Instruction
The line containing "capital de la" marks the end: extract everything from the first line of the data through that line, exactly, with no pictures.

Data block
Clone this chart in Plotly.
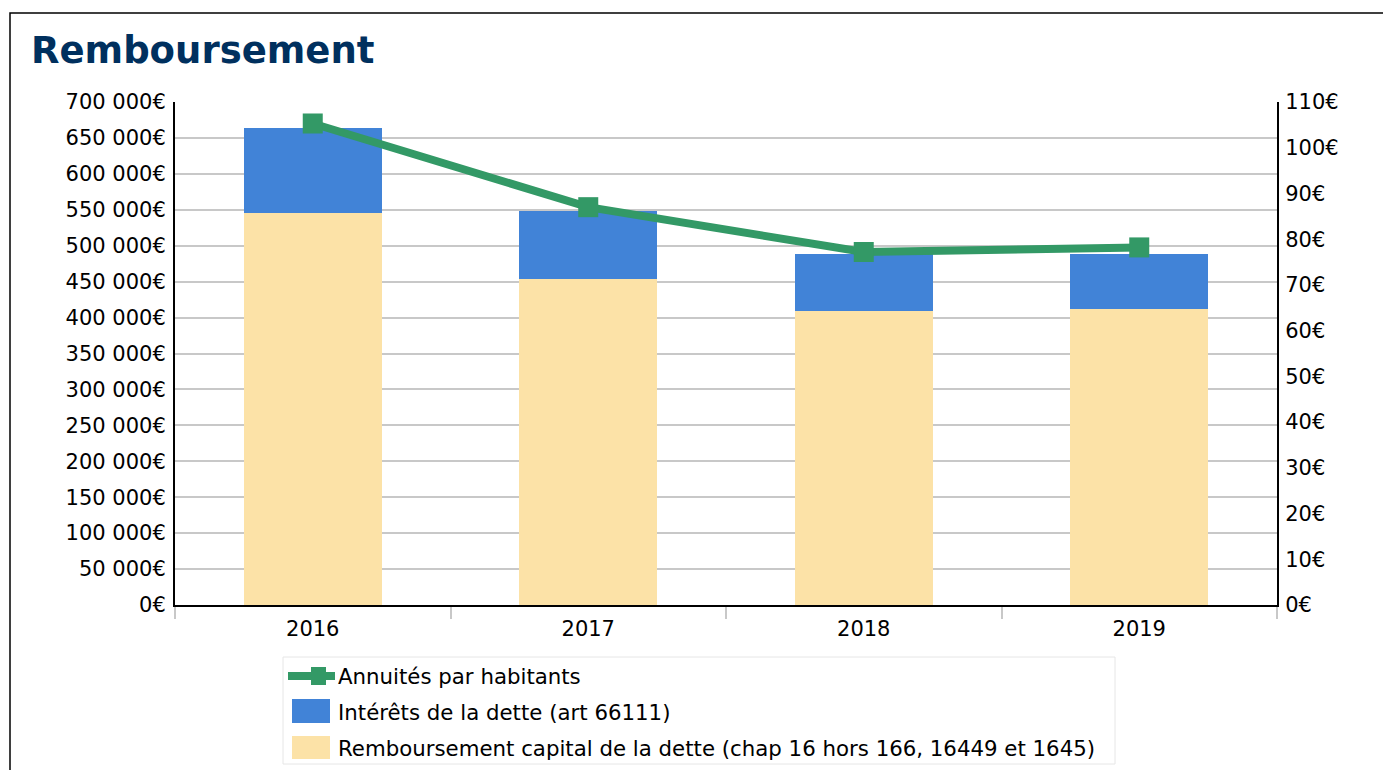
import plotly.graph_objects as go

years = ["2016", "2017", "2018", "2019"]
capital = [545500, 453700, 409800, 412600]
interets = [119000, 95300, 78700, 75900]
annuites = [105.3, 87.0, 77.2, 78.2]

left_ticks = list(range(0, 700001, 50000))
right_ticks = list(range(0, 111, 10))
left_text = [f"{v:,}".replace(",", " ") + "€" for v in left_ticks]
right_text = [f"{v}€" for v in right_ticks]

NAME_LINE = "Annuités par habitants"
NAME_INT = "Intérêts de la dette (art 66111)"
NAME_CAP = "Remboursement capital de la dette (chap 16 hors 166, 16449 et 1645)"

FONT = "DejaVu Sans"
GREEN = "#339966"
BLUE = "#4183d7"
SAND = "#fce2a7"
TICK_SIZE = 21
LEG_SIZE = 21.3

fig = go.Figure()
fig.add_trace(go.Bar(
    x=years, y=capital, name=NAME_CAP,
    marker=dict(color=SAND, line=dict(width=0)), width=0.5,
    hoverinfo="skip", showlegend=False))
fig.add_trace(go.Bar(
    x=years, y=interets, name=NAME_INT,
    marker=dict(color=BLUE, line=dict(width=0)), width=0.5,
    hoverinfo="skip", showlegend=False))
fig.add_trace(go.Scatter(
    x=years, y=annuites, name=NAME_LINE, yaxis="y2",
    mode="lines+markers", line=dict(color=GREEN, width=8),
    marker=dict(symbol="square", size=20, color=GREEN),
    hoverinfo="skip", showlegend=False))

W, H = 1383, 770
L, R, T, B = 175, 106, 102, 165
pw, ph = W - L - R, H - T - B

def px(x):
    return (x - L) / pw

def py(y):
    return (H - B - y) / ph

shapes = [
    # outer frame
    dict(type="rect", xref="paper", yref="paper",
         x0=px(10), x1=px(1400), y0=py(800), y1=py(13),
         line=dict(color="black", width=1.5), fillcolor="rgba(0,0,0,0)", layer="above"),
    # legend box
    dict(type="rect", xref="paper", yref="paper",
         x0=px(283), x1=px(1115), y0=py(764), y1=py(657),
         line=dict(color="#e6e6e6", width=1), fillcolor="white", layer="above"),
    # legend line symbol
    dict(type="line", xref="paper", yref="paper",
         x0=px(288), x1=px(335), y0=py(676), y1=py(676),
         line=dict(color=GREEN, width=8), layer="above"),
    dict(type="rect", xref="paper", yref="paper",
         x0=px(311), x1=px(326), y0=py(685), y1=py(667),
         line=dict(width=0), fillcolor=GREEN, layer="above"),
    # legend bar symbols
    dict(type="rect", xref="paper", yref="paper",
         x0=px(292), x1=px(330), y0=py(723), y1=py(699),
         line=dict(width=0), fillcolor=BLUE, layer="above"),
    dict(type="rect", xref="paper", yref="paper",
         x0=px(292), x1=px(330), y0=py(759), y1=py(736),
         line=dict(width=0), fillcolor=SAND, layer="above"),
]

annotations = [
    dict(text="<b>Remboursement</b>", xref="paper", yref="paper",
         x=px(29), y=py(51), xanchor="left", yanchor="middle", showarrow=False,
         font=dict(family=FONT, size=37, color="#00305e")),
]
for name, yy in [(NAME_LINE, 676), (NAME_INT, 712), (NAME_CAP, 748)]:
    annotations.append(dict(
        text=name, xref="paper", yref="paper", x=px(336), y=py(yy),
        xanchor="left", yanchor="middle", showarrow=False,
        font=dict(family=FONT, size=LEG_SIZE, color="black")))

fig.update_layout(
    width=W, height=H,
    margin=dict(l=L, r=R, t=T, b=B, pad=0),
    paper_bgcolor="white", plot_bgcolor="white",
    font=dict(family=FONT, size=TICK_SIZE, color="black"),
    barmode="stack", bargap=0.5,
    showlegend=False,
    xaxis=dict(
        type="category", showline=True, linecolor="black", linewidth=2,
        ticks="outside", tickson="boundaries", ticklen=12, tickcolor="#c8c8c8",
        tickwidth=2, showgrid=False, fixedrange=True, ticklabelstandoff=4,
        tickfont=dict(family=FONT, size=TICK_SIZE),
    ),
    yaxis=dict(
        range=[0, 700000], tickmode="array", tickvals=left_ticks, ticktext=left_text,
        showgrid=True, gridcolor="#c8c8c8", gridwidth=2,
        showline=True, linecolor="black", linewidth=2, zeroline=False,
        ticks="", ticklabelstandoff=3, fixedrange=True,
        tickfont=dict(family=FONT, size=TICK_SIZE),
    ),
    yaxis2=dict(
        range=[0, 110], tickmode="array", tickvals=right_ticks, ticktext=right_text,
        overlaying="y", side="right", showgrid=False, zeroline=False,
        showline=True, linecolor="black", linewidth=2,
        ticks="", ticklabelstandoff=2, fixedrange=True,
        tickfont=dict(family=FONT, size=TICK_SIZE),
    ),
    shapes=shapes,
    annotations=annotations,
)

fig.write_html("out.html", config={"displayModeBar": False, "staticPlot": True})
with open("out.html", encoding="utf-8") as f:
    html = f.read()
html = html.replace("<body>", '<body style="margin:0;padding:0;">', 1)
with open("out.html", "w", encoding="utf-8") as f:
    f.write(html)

Reply to the task
Clone this chart in Plotly.
import plotly.graph_objects as go

years = ["2016", "2017", "2018", "2019"]
capital = [545500, 453700, 409800, 412600]
interets = [119000, 95300, 78700, 75900]
annuites = [105.3, 87.0, 77.2, 78.2]

left_ticks = list(range(0, 700001, 50000))
right_ticks = list(range(0, 111, 10))
left_text = [f"{v:,}".replace(",", " ") + "€" for v in left_ticks]
right_text = [f"{v}€" for v in right_ticks]

NAME_LINE = "Annuités par habitants"
NAME_INT = "Intérêts de la dette (art 66111)"
NAME_CAP = "Remboursement capital de la dette (chap 16 hors 166, 16449 et 1645)"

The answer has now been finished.